If your service SLAs, RTOs and RPOs allow, then consider cheaper options. For instance, pre-build automation scripts and packages that would redeploy the disaster recovery components of the solution from the ground-up in case a disaster occurs. Alternatively, use Azure platform-managed replication. Both options can lower cost because fewer cloud services are pre-deployed and managed, reducing wastage.
In general, if the cost of high availability exceeds the cost of application downtime, then you could be over engineering the high availability strategy. Conversely, if the cost of high availability is less than the cost of a reasonable period of downtime, you may need to invest more.
Suppose the downtime costs are relatively low, you can save by using recovery from your backup and disaster recovery processes. If the downtime is likely to cost a significant amount per hour, then invest more in the high availability and disaster recovery of the service. It's a three-way tradeoff between cost of service provision, the availability requirements, and the organization's response to risk.
Does your service run seasonally or follow long-term patterns?
For long running applications, consider using Azure Reservations if you can commit to one-year or three-year term. VM reservations can reduce cost by 60% or more when compared to pay-as-you-go prices.
Reservation is still an operational expense with all the corresponding benefits. Monitor the cost on workloads that have been running in the cloud for an extended period to forecast the reserved instance sizes that are needed. For information about optimization, see Reserved instances.
If your application runs intermittently, consider using Azure Functions in a consumption plan so you only pay for compute resources you use.
Is it a business requirement to have the service be available 24x7?
You may not have a business goal to leave the service running all the time. Doing so will incur a consistent cost. Can you save by shutting down the service or scaling it down outside normal business hours? If you can,
- Azure has a rich set of APIs, SDKs, and automation technology that utilizes DevOps and traditional automation principles. Those technologies ensure that the workload is available at an appropriate level of scale as needed.
- Repurpose some compute and data resources for other tasks that run out of regular business hours. See the Compute Resource Consolidation pattern and consider containers or elastic pools for more compute and data cost flexibility.

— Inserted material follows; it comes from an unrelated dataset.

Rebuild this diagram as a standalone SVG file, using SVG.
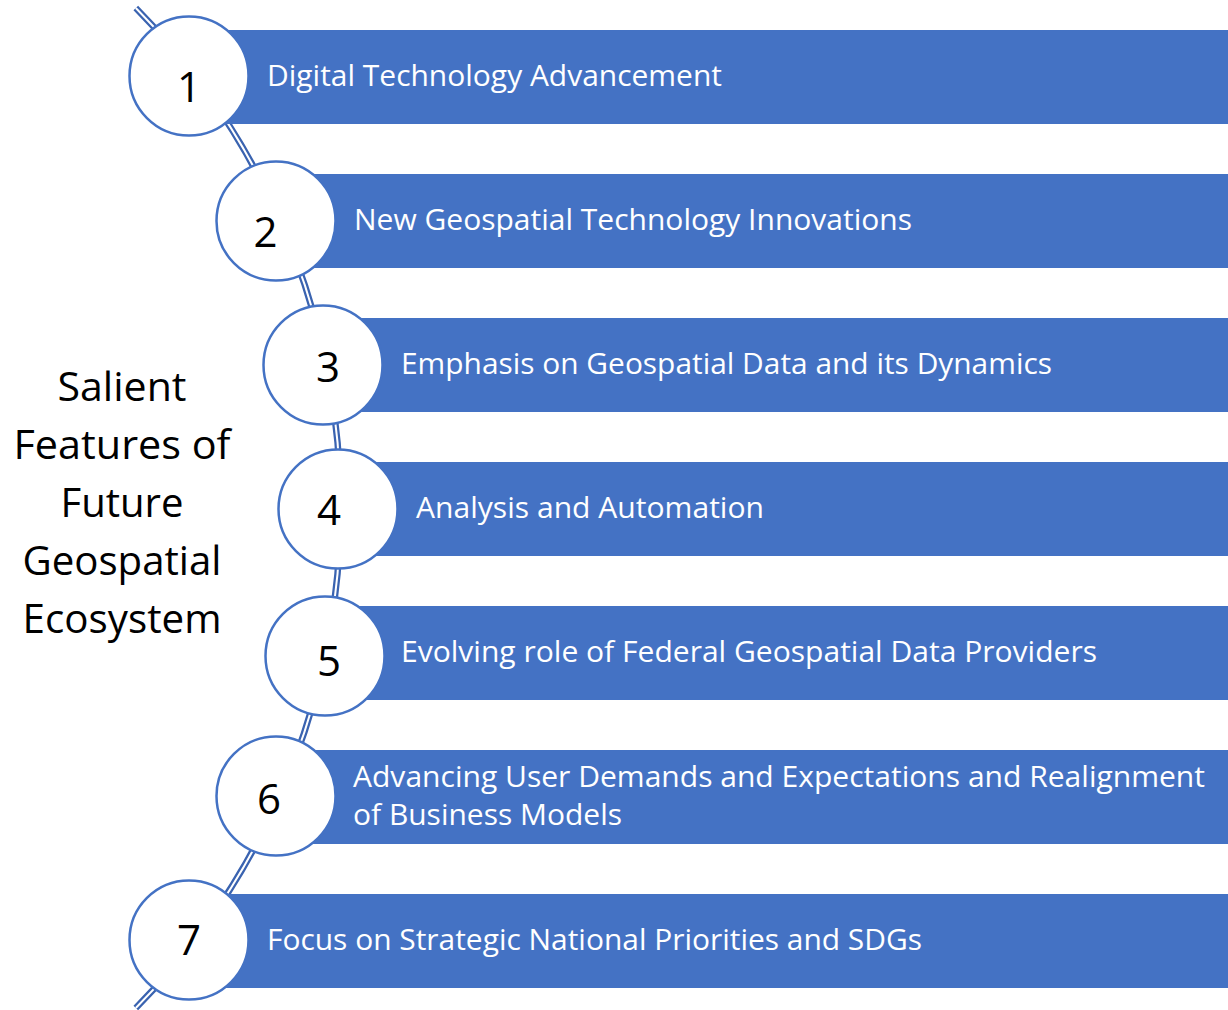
<svg xmlns="http://www.w3.org/2000/svg" width="1228" height="1010" viewBox="0 0 1228 1010">
<style>
.bar{fill:#4472C4}
.circ{fill:#ffffff;stroke:#4472C4;stroke-width:2.5}
.num{font-family:"Open Sans","Liberation Sans",sans-serif;font-size:42px;fill:#000000;text-anchor:middle}
.lbl{font-family:"Open Sans","Liberation Sans",sans-serif;font-size:29.5px;fill:#ffffff}
.title{font-family:"Open Sans","Liberation Sans",sans-serif;font-size:41px;fill:#000000;text-anchor:middle}
.arcO{fill:none;stroke:#3A63B0;stroke-width:6.5}
.arcI{fill:none;stroke:#ffffff;stroke-width:2}
</style>
<rect width="1228" height="1010" fill="#ffffff"/>
<g id="connectors">
<path class="arcO" d="M135.8,8 A713,713 0 0,1 135.8,1008"/>
<path class="arcI" d="M135.8,8 A713,713 0 0,1 135.8,1008"/>
</g>
<g id="title">
<text class="title" x="122" y="401" textLength="129" lengthAdjust="spacingAndGlyphs">Salient</text>
<text class="title" x="122" y="459" textLength="217" lengthAdjust="spacingAndGlyphs">Features of</text>
<text class="title" x="122" y="517" textLength="123" lengthAdjust="spacingAndGlyphs">Future</text>
<text class="title" x="122" y="575" textLength="199" lengthAdjust="spacingAndGlyphs">Geospatial</text>
<text class="title" x="122" y="633" textLength="199" lengthAdjust="spacingAndGlyphs">Ecosystem</text>
</g>
<g id="node1">
<rect class="bar" x="189" y="30" width="1039" height="94"/>
<circle class="circ" cx="189" cy="76" r="59.5"/>
<text class="num" x="189" y="102">1</text>
<text class="lbl" x="267" y="86" textLength="455" lengthAdjust="spacingAndGlyphs">Digital Technology Advancement</text>
</g>
<g id="node2">
<rect class="bar" x="276" y="174" width="952" height="94"/>
<circle class="circ" cx="276" cy="221" r="59.5"/>
<text class="num" x="265.5" y="247">2</text>
<text class="lbl" x="354" y="230" textLength="558" lengthAdjust="spacingAndGlyphs">New Geospatial Technology Innovations</text>
</g>
<g id="node3">
<rect class="bar" x="323" y="318" width="905" height="94"/>
<circle class="circ" cx="323" cy="365" r="59.5"/>
<text class="num" x="328" y="382">3</text>
<text class="lbl" x="401" y="374" textLength="651" lengthAdjust="spacingAndGlyphs">Emphasis on Geospatial Data and its Dynamics</text>
</g>
<g id="node4">
<rect class="bar" x="338" y="462" width="890" height="94"/>
<circle class="circ" cx="338" cy="509" r="59.5"/>
<text class="num" x="329" y="525">4</text>
<text class="lbl" x="416" y="518" textLength="348" lengthAdjust="spacingAndGlyphs">Analysis and Automation</text>
</g>
<g id="node5">
<rect class="bar" x="325" y="606" width="903" height="94"/>
<circle class="circ" cx="325" cy="656" r="59.5"/>
<text class="num" x="329" y="676">5</text>
<text class="lbl" x="401" y="662" textLength="696" lengthAdjust="spacingAndGlyphs">Evolving role of Federal Geospatial Data Providers</text>
</g>
<g id="node6">
<rect class="bar" x="276" y="750" width="952" height="94"/>
<circle class="circ" cx="276" cy="796" r="59.5"/>
<text class="num" x="269" y="814">6</text>
<text class="lbl" x="353" y="787" textLength="852" lengthAdjust="spacingAndGlyphs">Advancing User Demands and Expectations and Realignment</text>
<text class="lbl" x="353" y="825" textLength="269" lengthAdjust="spacingAndGlyphs">of Business Models</text>
</g>
<g id="node7">
<rect class="bar" x="189" y="894" width="1039" height="94"/>
<circle class="circ" cx="189" cy="940" r="59.5"/>
<text class="num" x="189" y="955">7</text>
<text class="lbl" x="267" y="950" textLength="655" lengthAdjust="spacingAndGlyphs">Focus on Strategic National Priorities and SDGs</text>
</g>
</svg>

Budget for staff education
Keep the technical staff up to date in cloud management skills so that the invested services are optimally used.
- Consider using resources such as FastTrack for Azure and Microsoft Learn to onboard the staff. Those resources provide engineering investments at no cost to customers.

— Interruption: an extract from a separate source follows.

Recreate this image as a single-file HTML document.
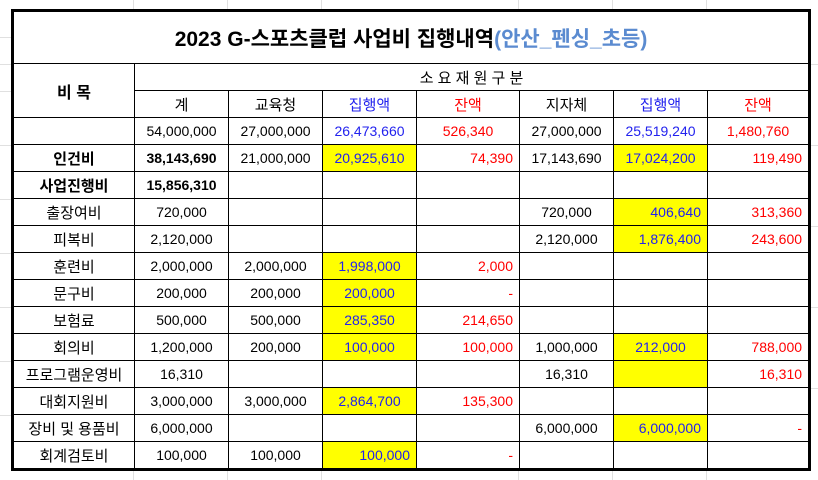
<!DOCTYPE html>
<html><head><meta charset="utf-8"><style>
body{margin:0;width:818px;height:480px;background:#fff;position:relative;overflow:hidden;font-family:"Liberation Sans","Noto Sans CJK KR",sans-serif;}
.g{position:absolute;background:#e0e0e0;}
table{position:absolute;left:11px;top:9px;border-collapse:collapse;table-layout:fixed;font-size:14px;}
td{border:1px solid #000;height:26px;padding:0 6px;text-align:center;white-space:nowrap;overflow:hidden;color:#000;background:#fff;}
.k{font-size:15px}
.r{text-align:right}.b{font-weight:bold}.bl{color:#2222ee}.rd{color:#ff0000}.y{background:#ffff00}
.title{height:51px;font-size:21px;font-weight:bold;}
</style></head><body>
<div class="g" style="left:0;top:37px;width:11px;height:1px"></div>
<div class="g" style="left:0;top:64px;width:11px;height:1px"></div>
<div class="g" style="left:0;top:91px;width:11px;height:1px"></div>
<div class="g" style="left:0;top:145px;width:11px;height:1px"></div>
<div class="g" style="left:0;top:199px;width:11px;height:1px"></div>
<div class="g" style="left:0;top:253px;width:11px;height:1px"></div>
<div class="g" style="left:0;top:307px;width:11px;height:1px"></div>
<div class="g" style="left:0;top:361px;width:11px;height:1px"></div>
<div class="g" style="left:0;top:415px;width:11px;height:1px"></div>
<div class="g" style="left:810px;top:64px;width:8px;height:1px"></div>
<div class="g" style="left:810px;top:145px;width:8px;height:1px"></div>
<div class="g" style="left:810px;top:226px;width:8px;height:1px"></div>
<div class="g" style="left:810px;top:307px;width:8px;height:1px"></div>
<div class="g" style="left:810px;top:388px;width:8px;height:1px"></div>
<div class="g" style="left:133px;top:0;width:1px;height:9px"></div>
<div class="g" style="left:227px;top:0;width:1px;height:9px"></div>
<div class="g" style="left:321px;top:0;width:1px;height:9px"></div>
<div class="g" style="left:518px;top:0;width:1px;height:9px"></div>
<div class="g" style="left:612px;top:0;width:1px;height:9px"></div>
<div class="g" style="left:706px;top:0;width:1px;height:9px"></div>
<div class="g" style="left:133px;top:471px;width:1px;height:9px"></div>
<div class="g" style="left:227px;top:471px;width:1px;height:9px"></div>
<div class="g" style="left:321px;top:471px;width:1px;height:9px"></div>
<div class="g" style="left:518px;top:471px;width:1px;height:9px"></div>
<div class="g" style="left:612px;top:471px;width:1px;height:9px"></div>
<div class="g" style="left:706px;top:471px;width:1px;height:9px"></div>
<table style="border:3px solid #000;width:799px">
<colgroup><col style="width:122px"><col style="width:94px"><col style="width:94px"><col style="width:94px"><col style="width:103px"><col style="width:94px"><col style="width:94px"><col style="width:102px"></colgroup>
<tr><td colspan="8" class="title">2023 G-스포츠클럽 사업비 집행내역<span style="color:#5b8bd0">(안산_펜싱_초등)</span></td></tr>
<tr><td rowspan="2" class="b" style="font-size:16px">비 목</td><td colspan="7" class="k">소 요 재 원 구 분</td></tr>
<tr class="k"><td>계</td><td>교육청</td><td class="bl">집행액</td><td class="rd">잔액</td><td>지자체</td><td class="bl">집행액</td><td class="rd">잔액</td></tr>
<tr><td></td><td>54,000,000</td><td>27,000,000</td><td class="bl">26,473,660</td><td class="rd">526,340</td><td>27,000,000</td><td class="bl">25,519,240</td><td class="rd">1,480,760</td></tr>
<tr><td class="b k">인건비</td><td class="b">38,143,690</td><td>21,000,000</td><td class="bl y">20,925,610</td><td class="rd r">74,390</td><td>17,143,690</td><td class="bl y">17,024,200</td><td class="rd r">119,490</td></tr>
<tr><td class="b k">사업진행비</td><td class="b">15,856,310</td><td></td><td></td><td></td><td></td><td></td><td></td></tr>
<tr><td class="k">출장여비</td><td>720,000</td><td></td><td></td><td></td><td>720,000</td><td class="bl y r">406,640</td><td class="rd r">313,360</td></tr>
<tr><td class="k">피복비</td><td>2,120,000</td><td></td><td></td><td></td><td>2,120,000</td><td class="bl y r">1,876,400</td><td class="rd r">243,600</td></tr>
<tr><td class="k">훈련비</td><td>2,000,000</td><td>2,000,000</td><td class="bl y">1,998,000</td><td class="rd r">2,000</td><td></td><td></td><td></td></tr>
<tr><td class="k">문구비</td><td>200,000</td><td>200,000</td><td class="bl y">200,000</td><td class="rd r">-</td><td></td><td></td><td></td></tr>
<tr><td class="k">보험료</td><td>500,000</td><td>500,000</td><td class="bl y">285,350</td><td class="rd r">214,650</td><td></td><td></td><td></td></tr>
<tr><td class="k">회의비</td><td>1,200,000</td><td>200,000</td><td class="bl y">100,000</td><td class="rd r">100,000</td><td>1,000,000</td><td class="bl y">212,000</td><td class="rd r">788,000</td></tr>
<tr><td class="k">프로그램운영비</td><td>16,310</td><td></td><td></td><td></td><td>16,310</td><td class="y"></td><td class="rd r">16,310</td></tr>
<tr><td class="k">대회지원비</td><td>3,000,000</td><td>3,000,000</td><td class="bl y">2,864,700</td><td class="rd r">135,300</td><td></td><td></td><td></td></tr>
<tr><td class="k">장비 및 용품비</td><td>6,000,000</td><td></td><td></td><td></td><td>6,000,000</td><td class="bl y r">6,000,000</td><td class="rd r">-</td></tr>
<tr><td class="k">회계검토비</td><td>100,000</td><td>100,000</td><td class="bl y r">100,000</td><td class="rd r">-</td><td></td><td></td><td></td></tr>
</table>
</body></html>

- Identify training requirements and costs for cloud migration projects, application development, and architecture refinement.
- Invest in key areas, such as identity management, security configuration, systems monitoring, and automation.
- Give the staff access to training and relevant announcements. This way, they can be aware of new cloud capabilities and updates.
- Provide opportunities to get real-world experience of customers across the globe through conferences, specific cloud training, and passing dedicated Microsoft Exams (AZ, MS, MB, etc.).
Ensure that your cloud environments are integrated into any IT operations processes. Those operations include user or application access provisioning, incident response, and disaster recovery. That mapping may uncover areas where additional cloud cost is needed.